A tunica of russet furred with calaber

 

The religious life of the best known anchorites may just have overlapped in the 1390s.  Margaret Kirkby of Hampole was coming to the end of her life.  Julian of Norwich was being enclosed.

We know Margaret’s name because the mystic Richard Rolle had been her spiritual director and addressed his writing On the Contemplative Life to her by name.

We don’t know Julian’s name, so she has acquired that of the church to which her cell was attached, and where her reflection on her visions (or ‘shewings’) led to her writing Revelations of Divine Love.

In modern times Julian’s growing fame (as the first female English author) has eclipsed Margaret’s (as the preserver of Rolle’ story and writings).

But I discover that at this time there was an anchorite living less than 300 yards from my home.

I have been reading the Will of Geoffrey Lescropp (as it records his name) or le Scrope (as it is now more commonly written).  His name is pronounced ‘scroop’.

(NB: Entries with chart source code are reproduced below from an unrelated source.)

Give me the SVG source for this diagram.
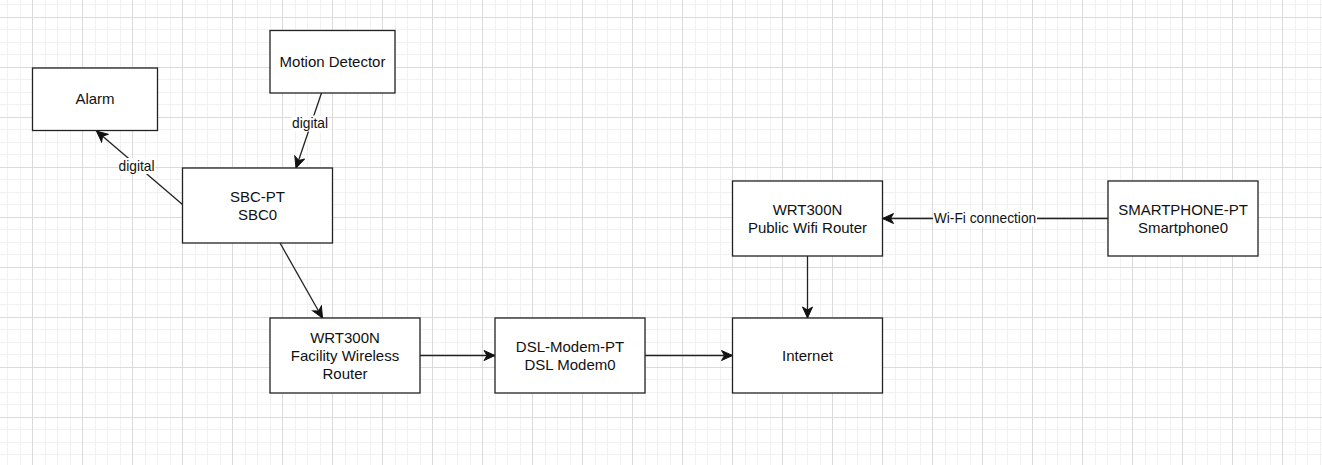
<svg xmlns="http://www.w3.org/2000/svg" width="1322" height="465" viewBox="0 0 1322 465">
<style>
.box{fill:#ffffff;stroke:#222222;stroke-width:1.3}
.t{font-family:"Liberation Sans",Arial,Helvetica,sans-serif;font-size:15px;fill:#111111;text-anchor:middle}
.lbl{font-family:"Liberation Sans",Arial,Helvetica,sans-serif;font-size:13.75px;fill:#111111;text-anchor:middle}
.edge{fill:none;stroke:#222222;stroke-width:1.3}
.lblbg{fill:#ffffff}
</style>
<defs>
<pattern id="grid" patternUnits="userSpaceOnUse" x="32" y="17" width="50" height="50">
<rect x="13" y="0" width="1" height="50" fill="#f1f1f1"/>
<rect x="25" y="0" width="1" height="50" fill="#f1f1f1"/>
<rect x="38" y="0" width="1" height="50" fill="#f1f1f1"/>
<rect x="0" y="12" width="50" height="1" fill="#f1f1f1"/>
<rect x="0" y="25" width="50" height="1" fill="#f1f1f1"/>
<rect x="0" y="37" width="50" height="1" fill="#f1f1f1"/>
<rect x="0" y="0" width="1" height="50" fill="#dadada"/>
<rect x="0" y="0" width="50" height="1" fill="#dadada"/>
</pattern>
<marker id="arr" markerUnits="userSpaceOnUse" viewBox="-12 -6 13 12" markerWidth="13" markerHeight="12" refX="0" refY="0" orient="auto">
<path d="M0,0 L-11,-5 L-8,0 L-11,5 Z" fill="#111111" stroke="#111111" stroke-width="1" stroke-linejoin="miter"/>
</marker>
</defs>
<rect x="0" y="0" width="1322" height="465" fill="#ffffff"/>
<rect x="0" y="0" width="1322" height="465" fill="url(#grid)"/>

<g id="connectors">
<g id="e-sbc-alarm">
<line class="edge" x1="182.5" y1="204.5" x2="96.5" y2="131" marker-end="url(#arr)"/>
<rect class="lblbg" x="118" y="158" width="37" height="16"/>
<text class="lbl" x="136.5" y="171">digital</text>
</g>
<g id="e-motion-sbc">
<line class="edge" x1="321.5" y1="93" x2="296" y2="168" marker-end="url(#arr)"/>
<rect class="lblbg" x="291.5" y="115.5" width="37" height="16"/>
<text class="lbl" x="310" y="128.3">digital</text>
</g>
<line id="e-sbc-facility" class="edge" x1="280" y1="243" x2="322.5" y2="318" marker-end="url(#arr)"/>
<line id="e-facility-dsl" class="edge" x1="420" y1="355.5" x2="495" y2="355.5" marker-end="url(#arr)"/>
<line id="e-dsl-internet" class="edge" x1="645" y1="355.5" x2="732.5" y2="355.5" marker-end="url(#arr)"/>
<line id="e-public-internet" class="edge" x1="807.5" y1="256" x2="807.5" y2="318" marker-end="url(#arr)"/>
<g id="e-phone-public">
<line class="edge" x1="1108" y1="218.5" x2="882.5" y2="218.5" marker-end="url(#arr)"/>
<rect class="lblbg" x="933" y="210.5" width="104" height="16"/>
<text class="lbl" x="985" y="223.3">Wi-Fi connection</text>
</g>
</g>

<g id="alarm">
<rect class="box" x="32.5" y="68" width="125" height="62.5"/>
<text class="t" x="95" y="104.3">Alarm</text>
</g>
<g id="motion-detector">
<rect class="box" x="270" y="30.5" width="125" height="62.5"/>
<text class="t" x="332.5" y="67">Motion Detector</text>
</g>
<g id="sbc">
<rect class="box" x="182.5" y="168" width="150" height="75"/>
<text class="t" x="257.5" y="202"><tspan x="257.5">SBC-PT</tspan><tspan x="257.5" dy="18">SBC0</tspan></text>
</g>
<g id="facility-router">
<rect class="box" x="270" y="318" width="150" height="75"/>
<text class="t" x="345" y="342.8"><tspan x="345">WRT300N</tspan><tspan x="345" dy="18">Facility Wireless</tspan><tspan x="345" dy="18">Router</tspan></text>
</g>
<g id="dsl-modem">
<rect class="box" x="495" y="318" width="150" height="75"/>
<text class="t" x="570" y="351.8"><tspan x="570">DSL-Modem-PT</tspan><tspan x="570" dy="18">DSL Modem0</tspan></text>
</g>
<g id="internet">
<rect class="box" x="732.5" y="318" width="150" height="75"/>
<text class="t" x="807.5" y="360.8">Internet</text>
</g>
<g id="public-router">
<rect class="box" x="732.5" y="181" width="150" height="75"/>
<text class="t" x="807.5" y="214.8"><tspan x="807.5">WRT300N</tspan><tspan x="807.5" dy="18">Public Wifi Router</tspan></text>
</g>
<g id="smartphone">
<rect class="box" x="1108" y="181" width="150" height="75"/>
<text class="t" x="1183" y="214.8"><tspan x="1183">SMARTPHONE-PT</tspan><tspan x="1183" dy="18">Smartphone0</tspan></text>
</g>
</svg>
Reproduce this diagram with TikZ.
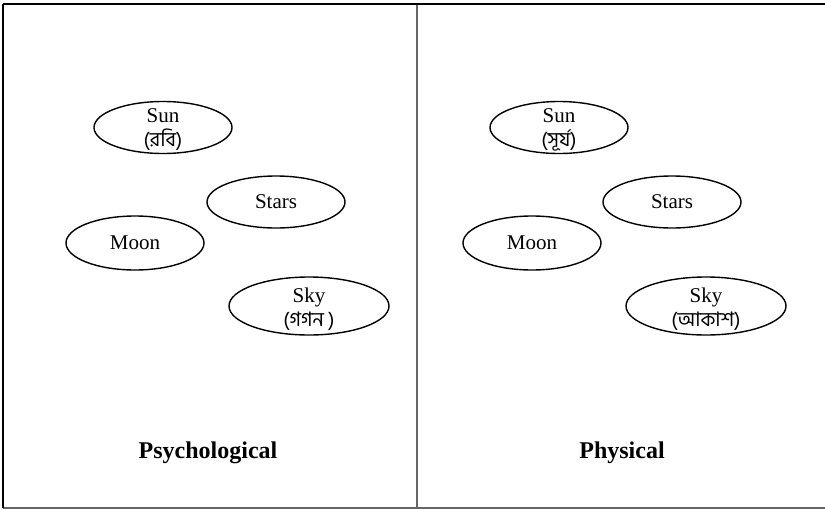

He was a Canon of Lincoln Cathedral and his Will was written ‘in my lodgings within the close’ shortly before he died in 1382.

He was well very connected.  His father had been Lord Chief Justice and his brother was made a Baron.  He also had an ordained nephew who was later to be Archbishop of York and still later to be executed for rebellion. 

The family will have known Bishop Henry Burghersh well.  Influence would have been behind the Bishop giving Geoffrey his canonry when aged only 25.  Both of Geoffrey’s parents’ coats of arms are certainly among those on the monuments in the chantry in the Cathedral which the Bishop founded.

One of his sisters married Sir Andrew Luttrell, whose father had commissioned the Luttrell Psalter, the greatest of the works of art and devotion created in Lincolnshire.

His bequests are sumptuous.  They include ‘my white silk cope with an orphry of blue velvet with the likeness of the apostles woven in gold’, left to the Cathedral alongside commissioning a silver gilt image of the Holy Trinity for a niche above the high altar.

There were also a bequest for each member of his large household.  Four of his servants were employed together: William the cook, Maurice of the kitchen, John the page of the kitchen and little William of the kitchen.  The last received 6s 8d.

And I find that he leaves money to five different anchorites, the first of whom (‘the anchorite of Hampole’) must be Margaret Kirkby.

The one I notice most is ‘the anchorite of the church of the Holy Trinity of Lincoln’.  This church stood on the terrace cut into the hillside at the foot of the Greestone Steps where school buildings and some cottages now stand.

He probably knew her well, and was certainly aware of her needs, as she is the only one of the five to whom he makes an additional more personal bequest.  He leaves her ‘a tunica of russet furred with calaber with a double hood and an armilausa of the same suit furred with grice’. 

So the tunicawas lined with squirrel fur, the armilausa (sleeveless, so perhaps it would have been a gilet today) with the soft underfleece of a pig once debristled.  Plain and warm, as guidance of the time suggested, although the furs feel as if they would have been expensive.

The picture of the rood is from St Peter in Eastgate where I went to a concert recently.  In the years since I last went in the remaining furnishings have been swept away to make a suitable setting for more puritan worship.